Inspirados na notável capacidade dos animais para se adaptar a lesões e ferimentos, cientistas da França e Estados Unidos criaram robôs capazes de se adaptar a defeitos em menos de dois minutos,recuperando sozinhos a capacidade de efetuar suas tarefas originais. Em um experimento, descrito na edição desta quarta-feira, 27, da revista Nature, um robô de seis pernas conseguiu se adaptar para manter sua trajetória mesmo quando duas das pernas estão quebradas. Outra demonstração foi feita com um braço robótico que, mesmo com várias juntas quebradas, aprendeu sozinho a modificar os movimentos para colocar um objeto no lugar correto.
O feito foi possível graças ao desenvolvimento de um novo algoritmo batizado de Tentativa e Erro Inteligente. Com o algoritmo, os robôs conseguem realizar rápidos experimentos, depois da ocorrência de um defeito, até que descubram um comportamento inédito que compense as limitações impostas pelos defeitos.
De acordo com os autores, a inovação se baseou nas estratégias dos animais para se adaptar a danos. O princípio é o mesmo utilizado por uma pessoa que, depois de machucar o tornozelo, rapidamente encontra uma maneira de andar apesar do ferimento - ou um cão de três pernas que ainda é capaz de correr. Com o novo algoritmo, os cientistas esperam que no futuro os robôs possam superar uma de suas principais limitações, que consiste em parar de funcionar por conta de danos.
"Quando são feridos, os animais não começam a aprender do zero. Em vez disso, eles têm intuições sobre diferentes maneiras de se comportar. Essas intuições permitem que eles selecionem, de forma inteligente, alguns poucos comportamentos diferentes para testar. Depois desses testes, eles escolhem um que funcione apesar do ferimento. Nós fizemos robôs que conseguem fazer isso", disse um dos autores do estudo, Jean-Baptiste Mouret, da Universidade Pierre and Marie Curie (UPMC), na França.
Ao ser programado para uma tarefa, o robô usa uma simulação computacional de si mesmo para criar um mapa detalhado do espaço onde desempenhará sua tarefa. Esse mapa representa as "intuições" do robô sobre diferentes comportamentos possíveis e sobre a eficiência de cada um deles. Quando o robô sofre um dano, ele usa essas intuições para orientar o algoritmo de tentativa e erro, que conduz rápidos experimentos até descobrir o comportamento compensatório.
"Assim que é danificado, o robô se torna como um cientista. Ele tem expectativas prévias sobre os diferentes comportamentos que poderiam funcionar - e começa a testá-los. No entanto, essas previsões vêm das simulações de um robô não danificado. Então ele ainda tem que encontrar qual delas vai funcionar de fato, não apenas em relação à realidade, mas em relação ao dano", disse outro dos autores, Antoine Cully, também da UPMC.
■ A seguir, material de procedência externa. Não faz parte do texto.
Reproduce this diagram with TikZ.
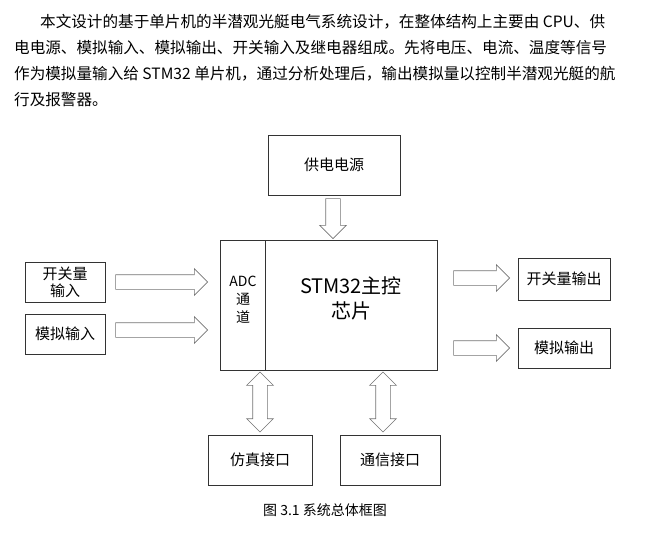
\documentclass[tikz,border=0pt]{standalone}
\usepackage{fontspec}
\setmainfont{Noto Sans CJK SC}
\usetikzlibrary{shapes.arrows}
\begin{document}
\begin{tikzpicture}[x=1pt,y=-1pt,
  box/.style={draw=black!80,line width=0.8pt,fill=white,font=\fontsize{15}{18}\selectfont,align=center},
  sarrow/.style={single arrow,draw=black!55,fill=white,line width=0.6pt,minimum width=26pt,single arrow head extend=6pt,inner sep=7pt},
  darrow/.style={double arrow,draw=black!55,fill=white,line width=0.6pt,minimum width=26pt,double arrow head extend=6pt,inner sep=7pt},
  para/.style={anchor=west,font=\fontsize{15.6}{18}\selectfont,inner sep=0pt}]
\useasboundingbox (0,0) rectangle (657,543);
\node[para] (p1) at (40,22) {本文设计的基于单片机的半潜观光艇电气系统设计，在整体结构上主要由 CPU、供};
\node[para] (p2) at (14,48) {电电源、模拟输入、模拟输出、开关输入及继电器组成。先将电压、电流、温度等信号};
\node[para] (p3) at (14,74) {作为模拟量输入给 STM32 单片机，通过分析处理后，输出模拟量以控制半潜观光艇的航};
\node[para] (p4) at (14,100) {行及报警器。};
\node[box,minimum width=132pt,minimum height=60pt] (pwr) at (334,165) {供电电源};
\node[box,minimum width=217pt,minimum height=130pt] (main) at (328.5,305) {};
\draw[black!80,line width=0.8pt] (265,240) coordinate (d1) -- (265,370) coordinate (d2);
\node[font=\fontsize{14}{18}\selectfont,align=center] (adc) at (243,300) {ADC\\通\\道};
\node[font=\fontsize{20}{25}\selectfont,align=center] (stm) at (351,298) {STM32主控\\芯片};
\node[box,minimum width=80pt,minimum height=40pt,font=\fontsize{15}{17}\selectfont] (sin) at (65,282) {开关量\\输入};
\node[box,minimum width=80pt,minimum height=40pt] (ain) at (65,334) {模拟输入};
\node[box,minimum width=92pt,minimum height=42pt] (sout) at (564,279) {开关量输出};
\node[box,minimum width=92pt,minimum height=40pt] (aout) at (564,348) {模拟输出};
\node[box,minimum width=104pt,minimum height=50pt] (sim) at (260,460) {仿真接口};
\node[box,minimum width=100pt,minimum height=50pt] (com) at (390,460) {通信接口};
\node[sarrow,rotate=-90,minimum height=40pt] (a0) at (333,215) {};
\node[sarrow,minimum height=92pt] (a1) at (158,282) {};
\node[sarrow,minimum height=92pt] (a2) at (158,330) {};
\node[sarrow,minimum height=56pt] (a3) at (478,278) {};
\node[sarrow,minimum height=56pt] (a4) at (478,348) {};
\node[darrow,rotate=90,minimum height=60pt] (a5) at (260,402) {};
\node[darrow,rotate=90,minimum height=60pt] (a6) at (383,402) {};
\node[font=\fontsize{14}{16}\selectfont] (cap) at (325,510) {图 3.1 系统总体框图};
\end{tikzpicture}
\end{document}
Tentativa e erro. Segundo Cully, cada comportamento testado pelo robô é como um experimento. Se um deles não funciona, o robô é inteligente o suficiente para descartá-lo e tentar outra opção. "Por exemplo, se andar apoiado com ênfase nas pernas de trás não estiver funcionando bem, ele tentará andar com ênfase nas pernas da frente. O que nos surpreendeu foi a rapidez com que ele consegue aprender uma nova maneira de andar", disse Cully.
O mesmo algoritmo permite que robôs se adaptem a situações imprevistas, como se adaptar a novos ambientes e inventar novos comportamentos. A nova técnica, segundo os autores, ajudará a desenvolver robôs mais robustos, eficientes e autônomos no futuro.
"Ela pode permitir a criação de robôs que ajudem equipes de resgate dispensando uma atenção contínua. Pode também tornar mais fácil a criação de robôs de assistência pessoal que continuem a ser úteis mesmo quando têm uma peça quebrada", disse outro dos autores, Danesh Tarapore, da UPMC.
Possibilidades de uso. Segundo ele, no futuro os robôs poderão ser úteis para atuar em situações como o acidente nuclear de Fukushima, substituindo voluntários humanos que foram submetidos a altas doses de radiação. Eles também poderiam combater incêndios florestais e ajudar em tarefas domésticas. Cully declarou que uma de suas principais motivações para desenvolver novos robôs é ajudar pessoas enfermas, ou cuidar de idosos.
Para outro autor, Jeff Clune, da Universidade de Wyoming (Estados Unidos), a inovação é um importante passo em direção a robôs capazes de trabalhar fora de ambientes confinados e controlados, como laboratórios e fábricas.